Conoscere i padri

Una breve visita al Har Herzl in un giovedì di fine 2021 aiuta molto a comprendere fondamenti e aspirazioni formative dello Stato di Israele. Non è un giorno festivo, non ci sono occasioni celebrative particolari, è una normalissima giornata lavorativa in un periodo lontano, qui, da ogni clima vacanziero. Eppure, già all’ingresso si accalcano plotoni di giovani soldati condotti presto dai loro istruttori attorno alla tomba di Theodor Herzl, dove schierati in cerchio ascoltano le spiegazioni di chi li accompagna.
Mia moglie ed io, alla scoperta silenziosa e partecipe di questo luogo sacro del Paese – che già ci è noto ma ci appare ogni volta nuovo, ci inoltriamo per i bei viali contornati da cedri del Libano e da ulivi, saliamo e scendiamo le scalinate che si snodano di fronte alle colline che circondano Gerusalemme. Eccoci davanti ai sepolcri dei Presidenti dell’Organizzazione Sionistica Mondiale: qui un gruppo di studenti si sofferma a discutere e a rispondere alle domande dell’insegnante; non troppo brillantemente a dire il vero, perché passando cogliamo che un alunno ipotizza per Herzl la nazionalità svizzera… ma forse il livello medio è migliore!
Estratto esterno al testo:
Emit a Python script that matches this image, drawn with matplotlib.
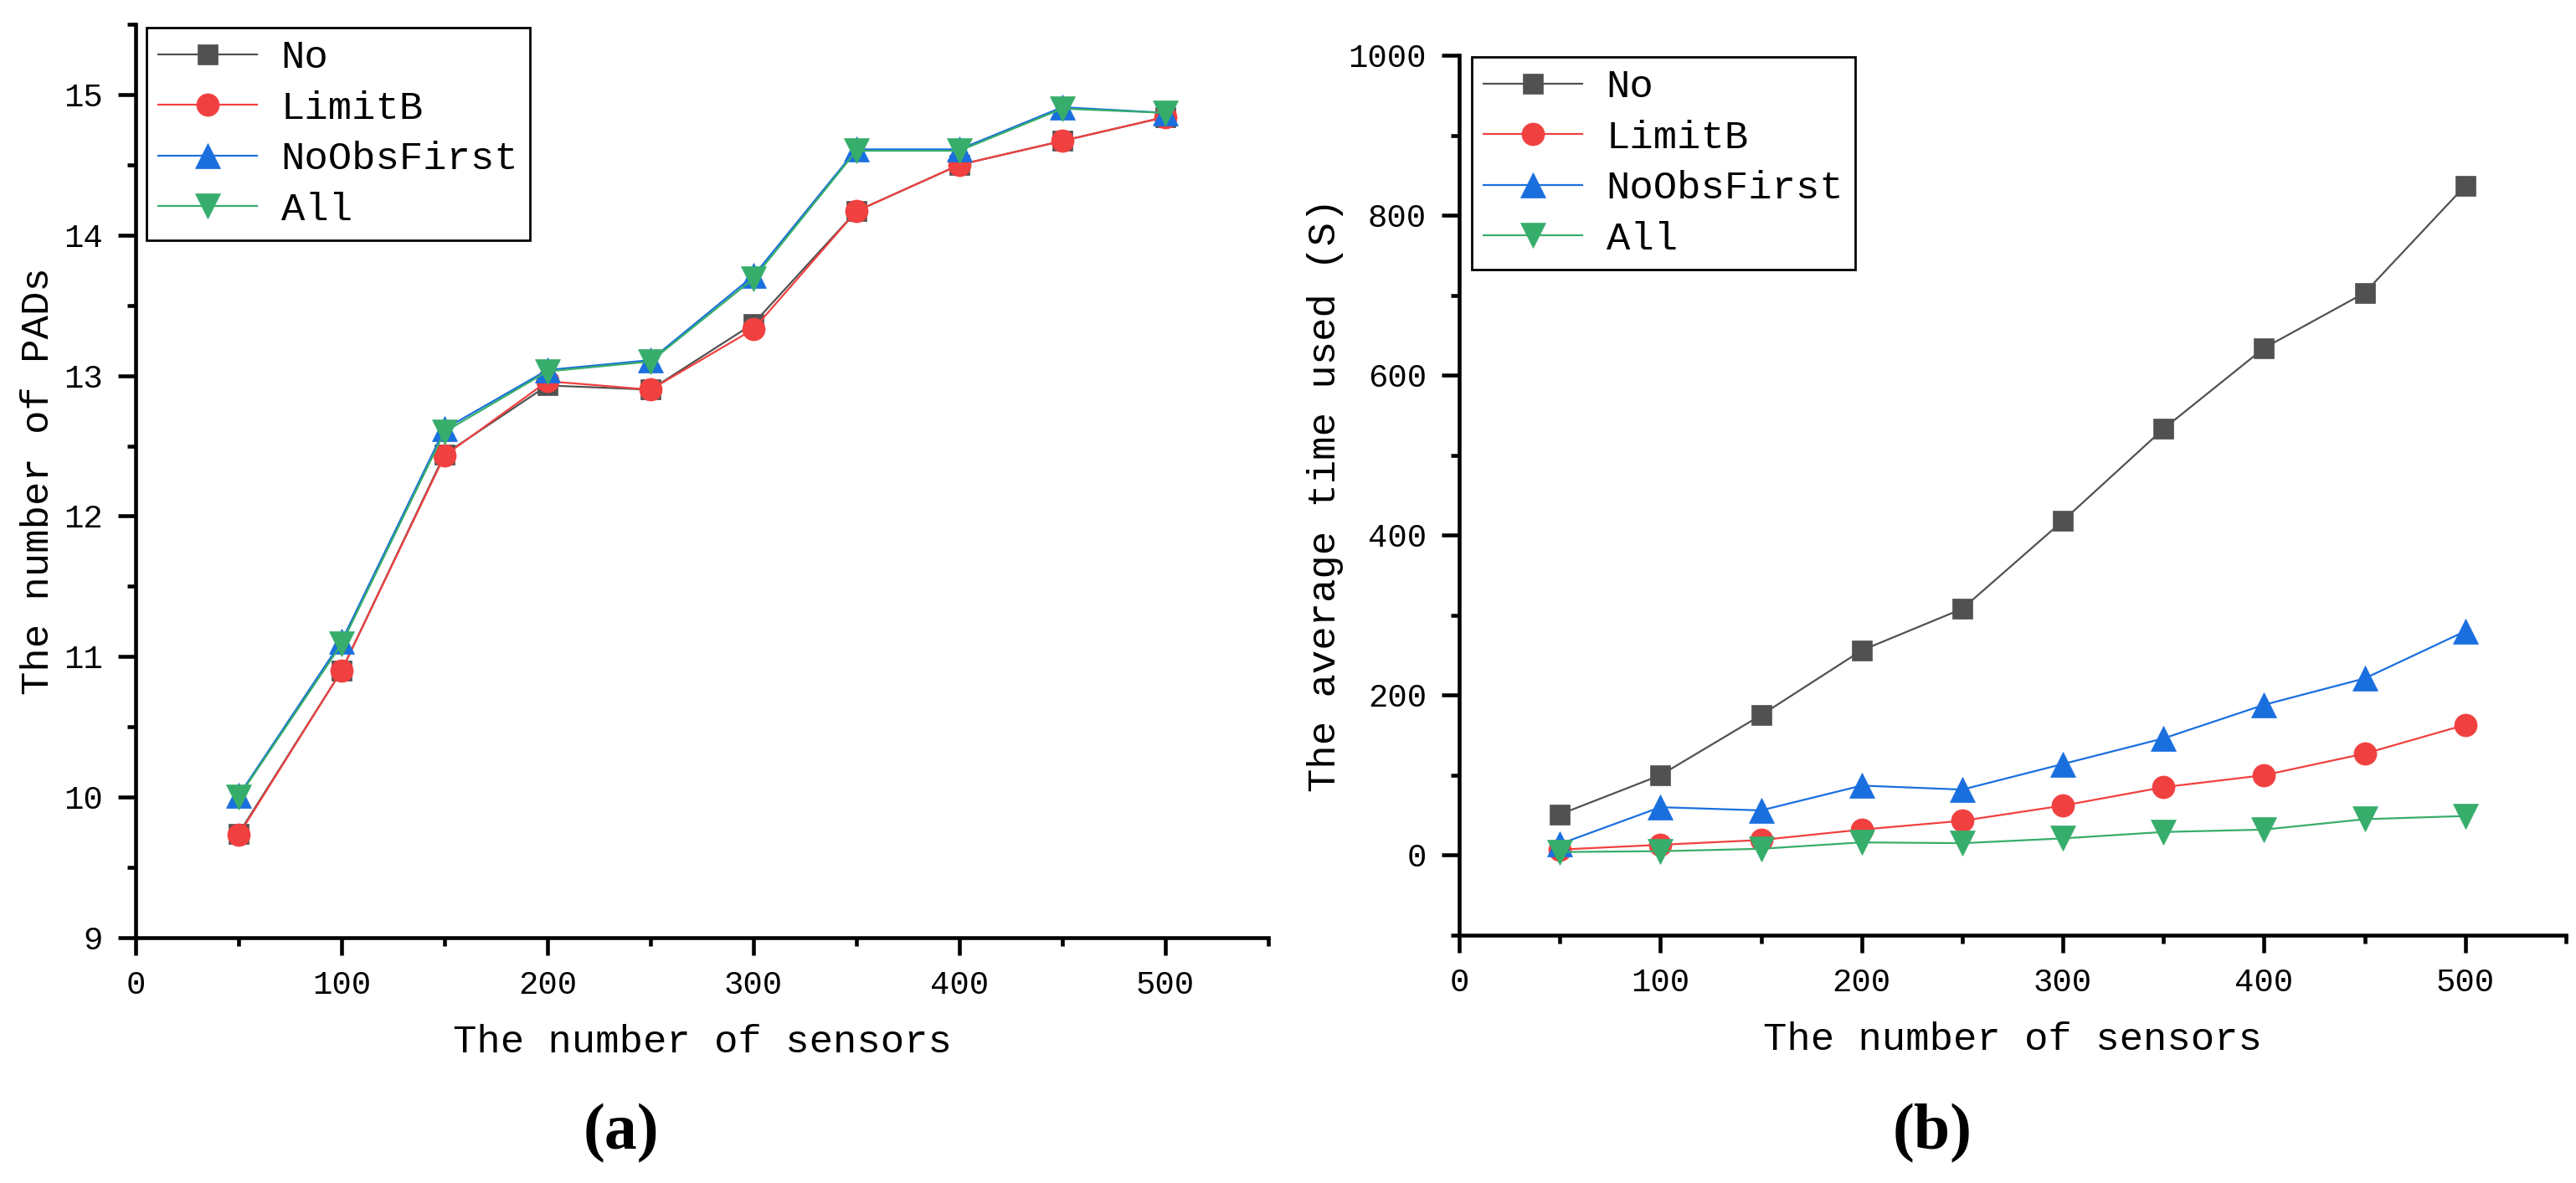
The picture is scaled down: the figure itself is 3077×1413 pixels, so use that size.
import matplotlib
matplotlib.use("Agg")
import matplotlib.pyplot as plt
from matplotlib.ticker import MultipleLocator

sensors = [50, 100, 150, 200, 250, 300, 350, 400, 450, 500]
series_names = ["No", "LimitB", "NoObsFirst", "All"]

pads_no = [9.74, 10.90, 12.44, 12.93, 12.90, 13.37, 14.17, 14.50, 14.67, 14.84]
pads_limitb = [9.73, 10.90, 12.43, 12.96, 12.90, 13.33, 14.17, 14.50, 14.67, 14.84]
pads_noobs = [10.01, 11.11, 12.62, 13.04, 13.11, 13.71, 14.61, 14.61, 14.91, 14.87]
pads_all = [10.00, 11.09, 12.60, 13.03, 13.10, 13.69, 14.60, 14.60, 14.90, 14.87]

time_no = [51, 100, 175, 256, 308, 418, 533, 634, 703, 837]
time_limitb = [7, 13, 19, 32, 43, 62, 85, 100, 127, 163]
time_noobs = [14, 60, 56, 87, 82, 114, 146, 188, 221, 280]
time_all = [4, 5, 8, 16, 15, 21, 29, 32, 45, 49]

colors = ["#515151", "#F14040", "#1A6FDF", "#37AD6B"]
markers = ["s", "o", "^", "v"]
msizes = [17, 19.5, 21, 21]

plt.rcParams['font.family'] = ['Liberation Mono', 'DejaVu Sans']

fig = plt.figure(figsize=(30.77, 14.13), dpi=100)
axA = fig.add_axes([162/3077, 1-1120/1413, (1515-162)/3077, (1120-29)/1413])
axB = fig.add_axes([1743/3077, 1-1117/1413, (3065-1743)/3077, (1117-66)/1413])

def style(ax):
    for s in ["top", "right"]:
        ax.spines[s].set_visible(False)
    for s in ["left", "bottom"]:
        ax.spines[s].set_linewidth(3.3)
    ax.tick_params(which="major", direction="out", length=15, width=3.3, labelsize=28, pad=13)
    ax.tick_params(which="minor", direction="out", length=7.5, width=3.3)
    ax.set_xlim(0, 550)
    ax.xaxis.set_major_locator(MultipleLocator(100))
    ax.xaxis.set_minor_locator(MultipleLocator(50))
    ax.set_xlabel("The number of sensors", fontsize=34, labelpad=20)

for ax, data in [(axA, [pads_no, pads_limitb, pads_noobs, pads_all]),
                 (axB, [time_no, time_limitb, time_noobs, time_all])]:
    for name, vals, c, m, ms in zip(series_names, data, colors, markers, msizes):
        ax.plot(sensors, vals, color=c, marker=m, markersize=ms, linewidth=1.6,
                markeredgecolor=c, markeredgewidth=0.5, label=name, clip_on=False)
    style(ax)

axA.set_ylim(9, 15.5)
axA.yaxis.set_major_locator(MultipleLocator(1))
axA.yaxis.set_minor_locator(MultipleLocator(0.5))
axA.set_ylabel("The number of PADs", fontsize=34, labelpad=6)

axB.set_ylim(-100, 1000)
axB.yaxis.set_major_locator(MultipleLocator(200))
axB.yaxis.set_minor_locator(MultipleLocator(100))
axB.set_ylabel("The average time used (S)", fontsize=34, labelpad=4)

for ax, anchor in [(axA, (175/3077, 1-33/1413)), (axB, (1758/3077, 1-68/1413))]:
    leg = ax.legend(loc="upper left", bbox_to_anchor=anchor, bbox_transform=fig.transFigure,
                    fontsize=34, frameon=True, fancybox=False, framealpha=1, edgecolor="black",
                    borderpad=0.3, labelspacing=0.35, handlelength=2.5, handletextpad=0.6,
                    borderaxespad=0, numpoints=1)
    leg.get_frame().set_linewidth(2.0)

fig.text(742/3077, 1-1354/1413, "(a)", fontsize=56, fontweight="bold",
         family="Liberation Serif", ha="center", va="center")
fig.text(2308/3077, 1-1354/1413, "(b)", fontsize=56, fontweight="bold",
         family="Liberation Serif", ha="center", va="center")

fig.savefig("out.png", dpi=100)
Più avanti, le tombe dei Presidenti, dei Premier, dei Ministri, degli Speaker della Knesset, di vari padri della Patria insomma: mancano solo Ben Gurion e Dayan, direi. Anche qui molti giovani. Un gruppo numeroso siede tra i monumenti a Peres e a Rabin, e davanti a quest’ultimo il mio sguardo si fissa subito inquieto sulla scritta “assassinato”, per un attimo il pensiero ritrova l’entusiasmo per la pace amaramente spezzato nel novembre 1995. I ragazzi ascoltano in silenzio, riflessivi le parole della giovane madrichà che li guida. Passiamo davanti ai nomi scolpiti di Zalman Shazar, di Levi Eshkol, di Yitzak Shamir. Poco oltre Yitzak e Lea Rabin ecco, solitaria, Golda Meir: punto di riferimento centrale e discusso, tra la gloria della Guerra dei Sei Giorni e le tribolazioni del Kippur 1973. Tutta la storia dello Stato ci passa davanti in poche centinaia di metri, racchiusa nei monumenti e nelle iscrizioni che li illustrano.
Alla fine del nostro giro, forse disordinato ma significativamente a ritroso nel tempo, ecco il percorso sulle tappe dal 1945 alla gioiosa proclamazione dell’indipendenza e alla guerra generale che ne è immediatamente scaturita, sino alla vittoria netta ma instabile. Come davanti al sepolcro di Herzl, anche qui il folto gruppo di reclute sosta nel suo itinerario di formazione. La via che rievoca il percorso verso la creazione dello Stato termina significativamente con il sentiero che collega il Monte Herzl (la celebrazione simbolica della ritrovata libertà e unità politica del popolo ebraico) con Yad VaShem (il luogo della memoria e della riflessione sulla Shoah), a radicare il presente nel tragico recente passato, a significare la ritrovata unità e salvezza dalla distruzione della Diaspora alla costruzione di un futuro comune nella Terra dei Padri.
A questa conclusione vuole evidentemente giungere l’itinerario formativo che pervicacemente scuola e Tzahal perseguono in Israele, con tappe prolungate dedicate alla conoscenza dei padri fondatori dello Stato. Visto da una prospettiva italiana, da quella angolazione scettica e fin troppo critica con cui nella penisola guardiamo alle vicende risorgimentali, un approccio così convintamente nazionale, così orgogliosamente idealista può apparire retorico o addirittura isolazionista. Ve lo immaginate, in Italia, un memoriale dedicato a Cavour, Mazzini, Garibaldi e frotte di studenti e di soldati in visita formativa alle loro lapidi? Quando mai? Ma per noi popolo ebraico la faccenda è diversa. Abbiamo dietro di noi una unità ultra-millenaria nonostante le divisioni ininterrotte. Abbiamo ben altre tragedie e sofferenze alle spalle; una ferita sempre aperta che solo un vincolo ritrovato può tentare di guarire. L’iter formativo di fasi aggreganti e centrali per Israele come la scuola e l’esercito non può non passare attraverso la consapevolezza profonda e condivisa dell’identità nazionale e del suo significato. Ma anche al di là di questi due momenti topici, è il cittadino israeliano a uscire dall’incontro con i padri rafforzato e radicato nella sua appartenenza.